The tools available on St. Jude Cloud help both experts and non-specialists work with genomics data. These tools include validated data analysis pipelines and interactive visualization tools to make it easier to make discoveries from large datasets.
ProteinPaint, for instance, is a genomic visualization engine developed at St. Jude. ProteinPaint visualizations allow users to rapidly navigate through the genome and identify genetic changes linked to cancer development. St. Jude Cloud tools also produce custom visualizations of the user’s own research data for exploration or comparison with St. Jude-generated data.
It’s the right balance of data and tools that will bring more and more users to the platform, Davis said, calling it a “continual feeding mechanism.”
Future Visions
All three of the collaborators emphasized the community aspects of the St. Jude Cloud. Currently there are 500 registered users representing 342 institutions that St. Jude considers “power users”. More than 9,700 unique users from 33 countries have visited the site.
“We didn’t want to just build this ecosystem for them called St. Jude Cloud and walk away and hope it is successful,” Davis said. “The goal is to continue to put [in] more data—more patient data, more data from not only St. Jude but from other research partners that want to invest time and energy into uploading data. Creating this to continue to be the world’s leading infrastructure for cancer and kids.”
Data and results can already be securely shared with collaborators within the platform, and Davis talked about additional efforts to build a “sticky” user environment with challenges and other interactions so that other researchers are encouraged to share data and engage with the St. Jude Cloud.
For Microsoft, Miller is excited about the opportunities the St.

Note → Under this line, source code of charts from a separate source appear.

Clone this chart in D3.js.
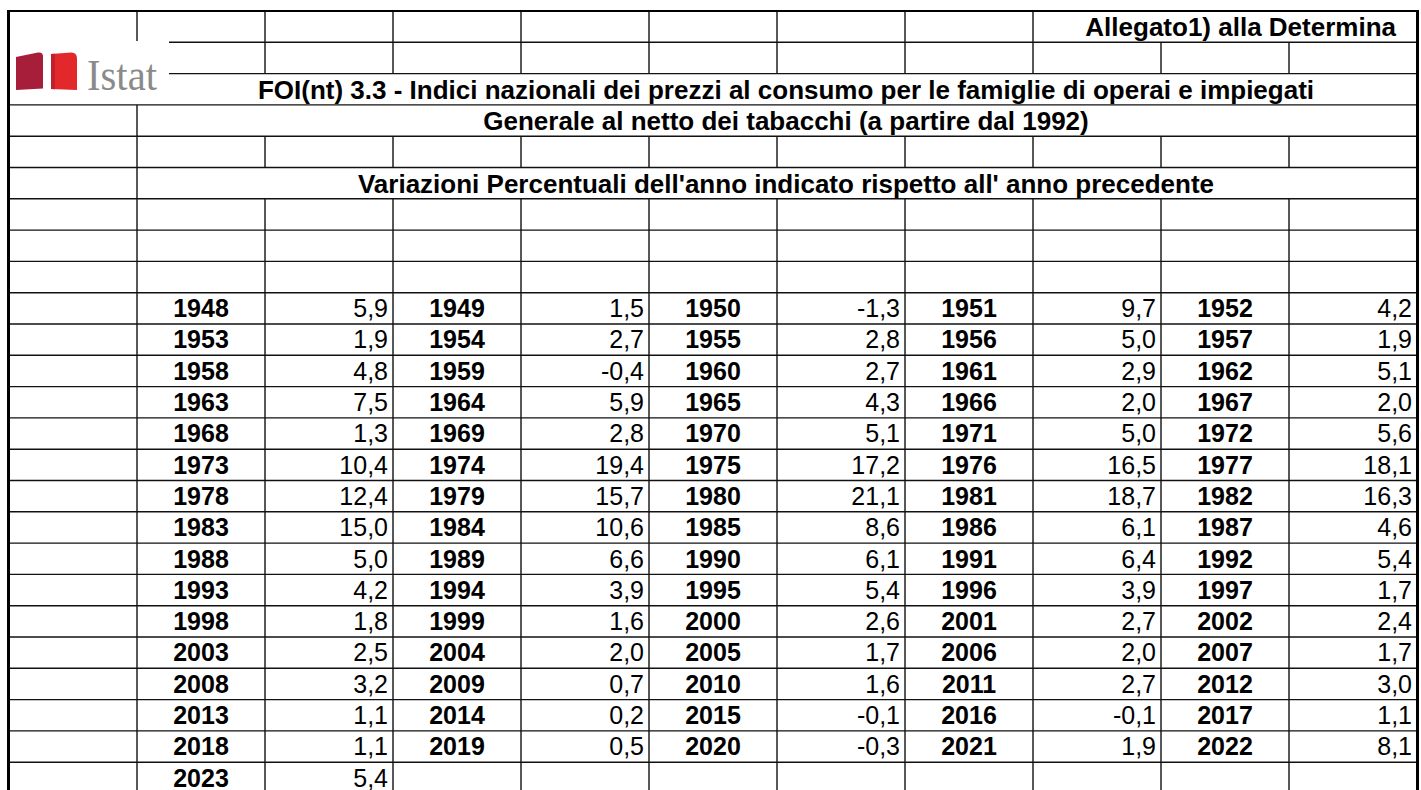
<!DOCTYPE html>
<html>
<head>
<meta charset="utf-8">
<script src="https://cdn.jsdelivr.net/npm/d3@7"></script>
<style>
  body { margin: 0; background: #fff; }
  text { font-family: "Liberation Sans", Arial, sans-serif; }
</style>
</head>
<body>
<svg width="1421" height="790"></svg>
<script>
// header texts
var topNote = "Allegato1) alla Determina";
var title = "FOI(nt) 3.3 - Indici nazionali dei prezzi al consumo per le famiglie di operai e impiegati";
var subtitle = "Generale al netto dei tabacchi (a partire dal 1992)";
var caption = "Variazioni Percentuali dell'anno indicato rispetto all' anno precedente";

// years and percentage changes
var years = [1948,1949,1950,1951,1952,1953,1954,1955,1956,1957,
             1958,1959,1960,1961,1962,1963,1964,1965,1966,1967,
             1968,1969,1970,1971,1972,1973,1974,1975,1976,1977,
             1978,1979,1980,1981,1982,1983,1984,1985,1986,1987,
             1988,1989,1990,1991,1992,1993,1994,1995,1996,1997,
             1998,1999,2000,2001,2002,2003,2004,2005,2006,2007,
             2008,2009,2010,2011,2012,2013,2014,2015,2016,2017,
             2018,2019,2020,2021,2022,2023];
var values = [5.9,1.5,-1.3,9.7,4.2, 1.9,2.7,2.8,5.0,1.9,
              4.8,-0.4,2.7,2.9,5.1, 7.5,5.9,4.3,2.0,2.0,
              1.3,2.8,5.1,5.0,5.6, 10.4,19.4,17.2,16.5,18.1,
              12.4,15.7,21.1,18.7,16.3, 15.0,10.6,8.6,6.1,4.6,
              5.0,6.6,6.1,6.4,5.4, 4.2,3.9,5.4,3.9,1.7,
              1.8,1.6,2.6,2.7,2.4, 2.5,2.0,1.7,2.0,1.7,
              3.2,0.7,1.6,2.7,3.0, 1.1,0.2,-0.1,-0.1,1.1,
              1.1,0.5,-0.3,1.9,8.1, 5.4];

var svg = d3.select("svg");

var perRow = 5, firstDataRow = 9, nRows = 26;
var x = d3.scaleLinear().domain([1, 11]).range([137, 1417]);
var y = d3.scaleLinear().domain([0, nRows]).range([11, 11 + nRows * 31.3]);
var rowH = y(1) - y(0);
var fmt = function(v) { return d3.format(".1f")(v).replace(".", ",").replace("−", "-"); };

// grid lines
var grid = svg.append("g").attr("stroke", "#111").attr("stroke-width", 1.4);
d3.range(1, nRows).forEach(function(r) {
  grid.append("line")
    .attr("x1", (r == 1 || r == 2) ? 169 : 10).attr("x2", 1417)
    .attr("y1", y(r)).attr("y2", y(r));
});
function skip(r, c) {
  if (r == 0) return c >= 9;
  if (r == 2) return true;
  if (r == 3 || r == 5) return c >= 2;
  return false;
}
d3.range(0, nRows).forEach(function(r) {
  d3.range(1, 11).forEach(function(c) {
    if (skip(r, c)) return;
    grid.append("line")
      .attr("x1", x(c)).attr("x2", x(c))
      .attr("y1", y(r)).attr("y2", y(r + 1));
  });
});

// logo
var logo = svg.append("g");
logo.append("rect").attr("x", 11).attr("y", 41).attr("width", 158).attr("height", 62).attr("fill", "#fff");
logo.append("path").attr("d", "M16,57 L38,52.5 Q43,51.8 43,56.5 L43,88.5 L16,90 Z").attr("fill", "#a61e3a");
logo.append("path").attr("d", "M51,54 L71,52.5 Q77,52.3 77,58.5 L77,90 L51,89 Z").attr("fill", "#e3282b");
logo.append("path").attr("d", "M51,54 L55,53.7 L55,89.2 L51,89 Z").attr("fill", "#c21f2c");
logo.append("text").attr("x", 87).attr("y", 90)
  .attr("textLength", 70).attr("lengthAdjust", "spacingAndGlyphs")
  .style("font-family", "'Liberation Serif', 'Times New Roman', serif")
  .style("font-size", "44px").attr("fill", "#8a8a8a").text("Istat");

// outer border
var border = svg.append("g").attr("stroke", "#000").attr("fill", "none");
border.append("line").attr("x1", 7).attr("x2", 1419).attr("y1", y(0)).attr("y2", y(0)).attr("stroke-width", 2);
border.append("line").attr("x1", 8.5).attr("x2", 8.5).attr("y1", 10).attr("y2", 790).attr("stroke-width", 3);
border.append("line").attr("x1", 1417.5).attr("x2", 1417.5).attr("y1", 10).attr("y2", 790).attr("stroke-width", 3);

// header texts
var fs = 26;
function header(txt, r, xp, anchor) {
  svg.append("text").attr("x", xp).attr("y", y(r) + rowH / 2 + fs * 0.36)
    .attr("text-anchor", anchor).style("font-weight", "bold").style("font-size", fs + "px")
    .attr("fill", "#000").text(txt);
}
header(topNote, 0, 1396, "end");
header(title, 2, 786, "middle");
header(subtitle, 3, 786, "middle");
header(caption, 5, 786, "middle");

// data cells
var cells = svg.append("g").selectAll("g").data(years).enter().append("g");
cells.append("text")
  .attr("x", function(d, i) { return (x(1 + 2 * (i % perRow)) + x(2 + 2 * (i % perRow))) / 2; })
  .attr("y", function(d, i) { return y(firstDataRow + Math.floor(i / perRow)) + rowH / 2 + fs * 0.34; })
  .attr("text-anchor", "middle").style("font-weight", "bold").style("font-size", (fs - 1) + "px")
  .text(function(d) { return d; });
cells.append("text")
  .attr("x", function(d, i) { return x(3 + 2 * (i % perRow)) - 5; })
  .attr("y", function(d, i) { return y(firstDataRow + Math.floor(i / perRow)) + rowH / 2 + fs * 0.34; })
  .attr("text-anchor", "end").style("font-size", (fs - 1) + "px")
  .text(function(d, i) { return fmt(values[i]); });
</script>
</body>
</html>
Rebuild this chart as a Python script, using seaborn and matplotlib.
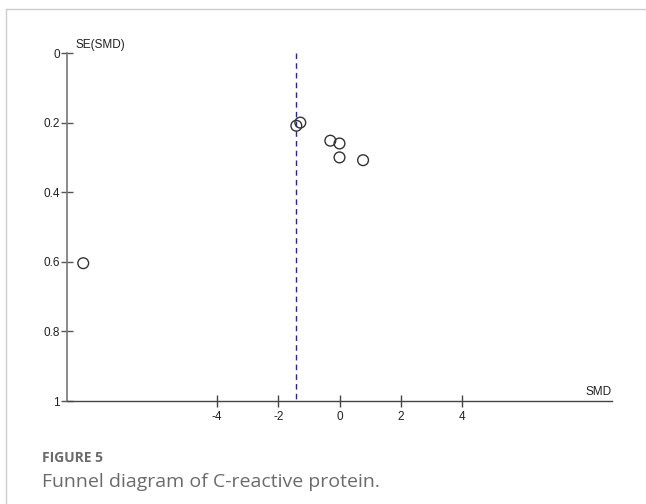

Jude Cloud affords her diverse team of computer scientists, physicians, mathematicians, physicists, bioengineers, and more to analyze the genotype and phenotype data together and apply machine learning, deep learning, and other analytics, but she also sees great value in the concept of the platform.
“By enabling a platform for researchers to come together and collaborate in a fashion that’s easy to do—I’m not sharing a thumb drive with you, I’m not sharing a hard drive with you, I can basically bring my data and my compute to this space in the cloud—we fundamentally believe that this will accelerate the pace of innovation,” she said. “That’s why we’re doing this.”